A while after our family adopted our daughter Hannah, we were touched by the face of a sweet boy who was living at China Little Flower in Beijing.
After months of praying and searching, we were finally matched to this child that I had already fallen in love with.
When we were able to read his file, my heart sank when I saw some scary (to me) diagnoses:
Single diseased kidney.
Although this child was already mine in my heart, I was overwhelmed with what these needs might bring to our already busy family with four other children. Imperforate anus had certainly not been on my medical needs checklist, and it was not something I had seriously considered nor desired to learn more about.
But when it is your child, you will do whatever you need to do. And so, with trepidation, I went forward.
I learned as much as I could. I joined a fantastic facebook group of moms who had adopted a child with ARM (anorectal malformation) from China. These moms were knowledgeable, encouraging, and amazing, and yet I still found myself overwhelmed with what was to come.
Then the day came when Kai became ours. And we fell head over heels in love with this boy…
this boy who has the sweetest heart of any child I have ever known.
After we got home we traveled to Nationwide Children’s Hospital in Columbus, Ohio to see Dr. Mark Levitt, the premier surgeon for children with imperforate anus. Kai had a long battery of tests that gave us more information about the state of his anatomy.
We found out that he would have to have surgery on his spinal cord due to fatty filum. We learned that he would need multiple surgeries on his bladder and urinary system, the eventual outcome of which was uncertain. And we learned that the surgeries done on his colorectal tract in China were done poorly, causing permanent and irreversible damage.
This was overwhelming to say the least, and absolutely heartbreaking. I had more than a few anxious moments trying to navigate these new waters.
With the support and guidance of moms who traveled before me, however, we are making our way one step at a time. And, although it all feels important, it no longer feels scary or overwhelming.
In the past three years, he has had six surgeries, three of which occurred out of state. Although the potential for traveling for surgeries seemed daunting, I have found the surgeries to be incredible bonding times for us with our son. It is such a blessing to be able to care for him and love him through these times.
Things like enemas and catheters which once seemed scary to me are now as ordinary as discussing brushing teeth or any other activities of daily living. They are just not a big deal. We need a little extra planning in our daily life, but turns out having a child that needs a little help to use the bathroom did not require a major change in how we live our lives.

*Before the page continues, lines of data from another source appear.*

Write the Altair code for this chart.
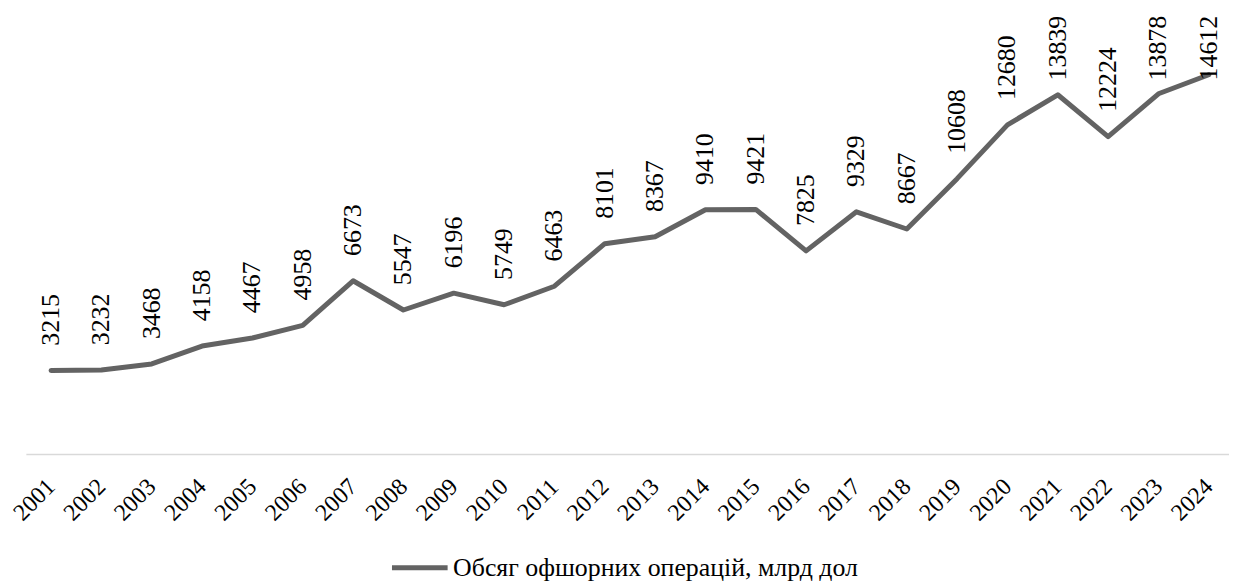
import altair as alt
import pandas as pd

years = [str(y) for y in range(2001, 2025)]
values = [3215, 3232, 3468, 4158, 4467, 4958, 6673, 5547, 6196, 5749, 6463, 8101,
          8367, 9410, 9421, 7825, 9329, 8667, 10608, 12680, 13839, 12224, 13878, 14612]
series_name = "Обсяг офшорних операцій, млрд дол"

df = pd.DataFrame({"year": years, "value": values, "series": [series_name] * len(years)})

FONT = "Times New Roman"
Y_MAX = 16000
LABEL_CAP = 13435  # labels near the top are pushed down to stay inside the chart

x_enc = alt.X("year:N", sort=years, title=None,
              scale=alt.Scale(range=[0, 1216], paddingInner=0, paddingOuter=0),
              axis=alt.Axis(labelAngle=315, labelAlign="right", labelBaseline="middle",
                            labelFont=FONT, labelFontSize=24, labelColor="#000000",
                            labelPadding=29, ticks=False, domainColor="#d9d9d9",
                            domainWidth=1.5, grid=False))
y_scale = alt.Scale(domain=[0, Y_MAX], nice=False)

line = alt.Chart(df).mark_line(strokeWidth=5, strokeCap="round", strokeJoin="round").encode(
    x=x_enc,
    y=alt.Y("value:Q", title=None, scale=y_scale, axis=None),
    color=alt.Color("series:N", title=None,
                    scale=alt.Scale(range=["#636363"]),
                    legend=alt.Legend(orient="none", legendX=366, legendY=502,
                                      symbolType="stroke", symbolStrokeWidth=5,
                                      symbolSize=3136, labelFont=FONT, labelFontSize=26,
                                      labelColor="#000000", labelLimit=1000, labelOffset=3)),
)

labels = alt.Chart(df).transform_calculate(
    label_y=f"min(datum.value, {LABEL_CAP})"
).mark_text(angle=270, align="left", baseline="middle", dx=25,
            font=FONT, fontSize=26, color="#000000").encode(
    x=alt.X("year:N", sort=years),
    y=alt.Y("label_y:Q", scale=y_scale, axis=None),
    text="value:Q",
)

chart = alt.layer(line, labels).properties(
    width=1211,
    height=418,
    autosize=alt.AutoSizeParams(type="none"),
    padding={"left": 18, "top": 29, "right": 0, "bottom": 130},
).configure_view(stroke=None)

chart.save("out.html", embed_options={"renderer": "svg", "actions": False})
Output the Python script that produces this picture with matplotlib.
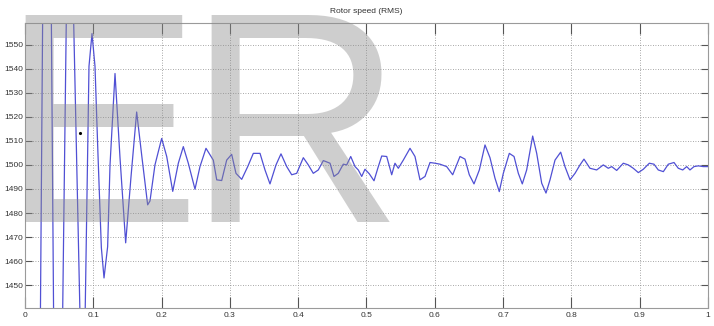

It just required our hearts to stretch.
Kai loves monkeys and playing cars. He cries if he has to miss school because he loves going so much. He loves his siblings and cousins with passion. He is full of smiles and laughs and hugs and love.
I would not trade this kid for anything on earth.
We have a big, busy family. Each of my children brings their own set of joys and challenges. I have found Kai’s medical needs to be no different.
What Kai needed most was a family, and what we needed most was him.
Adoption is always a leap of faith. Adopting a child with a scary sounding diagnosis takes this leap to another level. But that leap is so very very worth it!